I’ve never written a movie review. But the one I watched over the weekend is just so special, I can’t help but immortalize it here. Or maybe I just need to get this off my chest before I explode.
Super 8 is a terrible movie.
I don’t mean to be snarky here, but seriously, it is so incredibility, puke-ily bad. Just, ugh, bad.
Is it a comedy? Is it a slice of 1970’s-ish suburban/steel mill life? Is it a pre-teen buddy movie? I don’t know. But I didn’t get it.
“Oh, drugs are so bad.” (Really. That was a line.)
To spare me reliving the painful minutia of the plot (such as it was), I’ll describe Super 8 as a cross between Goonies and ET. . . without the charm. Or acting. Or cute kids. Or a story that makes sense. It is ugly and stupid and I wanted to turn it off before I even understood what the “thing” was.
Spielberg (producer) should’ve taken his own post-Jaws advice of “don’t show the shark.” I mean. . . .what was that “thing” anyway? From what I could make out, it was a combination of the creature from Alien and one of those annoying Transformer things. Remember that one sucky M. Night Shyamalan movie, Signs? Yeah, same thing. Don’t show the shark. Please.
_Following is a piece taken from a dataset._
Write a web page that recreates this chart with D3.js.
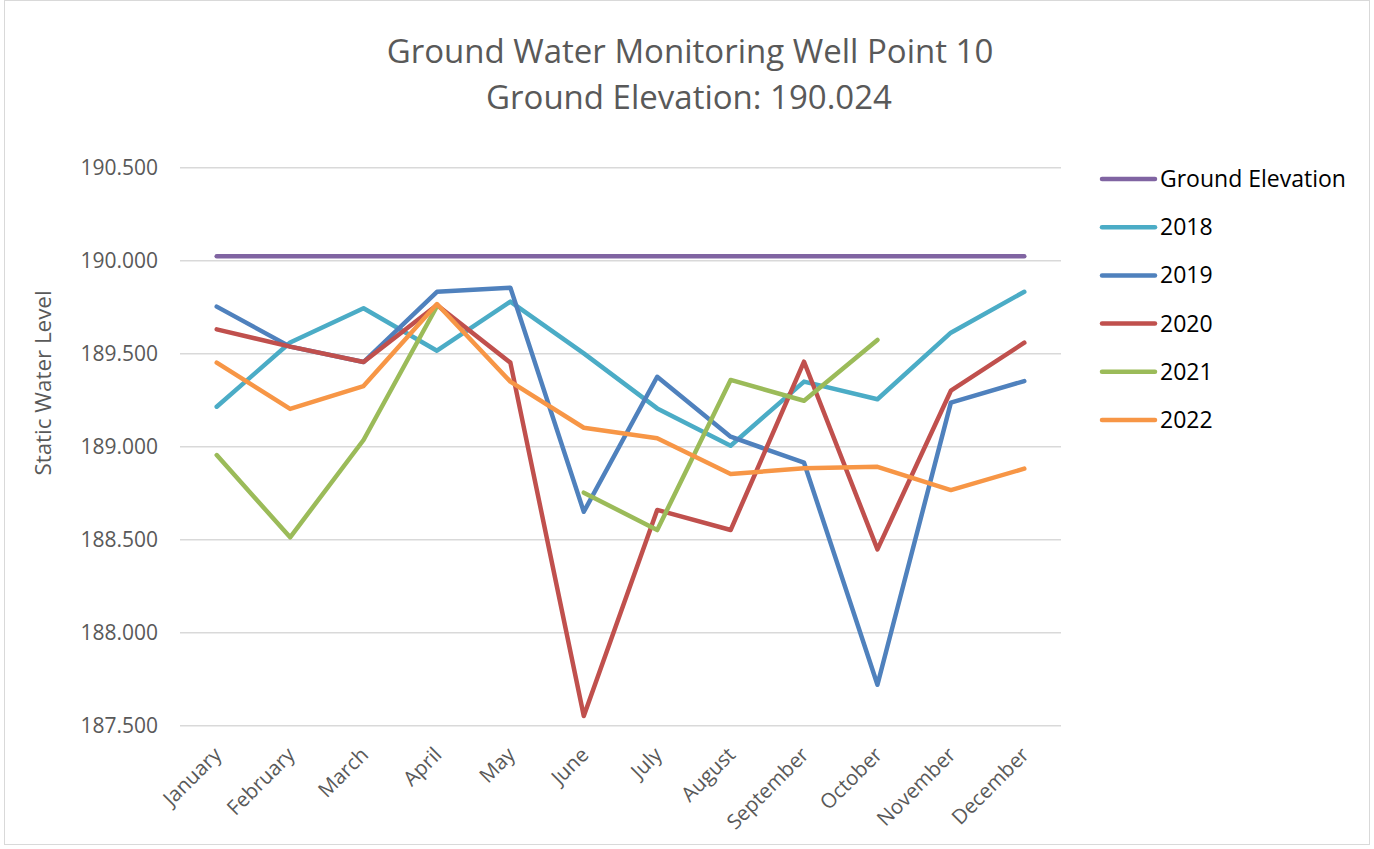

At one point, I was repeating lines in my head from other movies. Seriously, it could’ve ended with “ET, phone home,” or “Goonies never say die!” and it would’ve made more sense.
To be fair, there was one bit that I enjoyed. Toward the beginning when the townspeople started freaking out about the “thing,” they were convinced it was the Communist Russians. That gave me a warm sense of nostalgia.
So. To sum up. Stay far away. Oh, and the DVD didn’t have a single “DVD Extras.” Now that’s really offensive.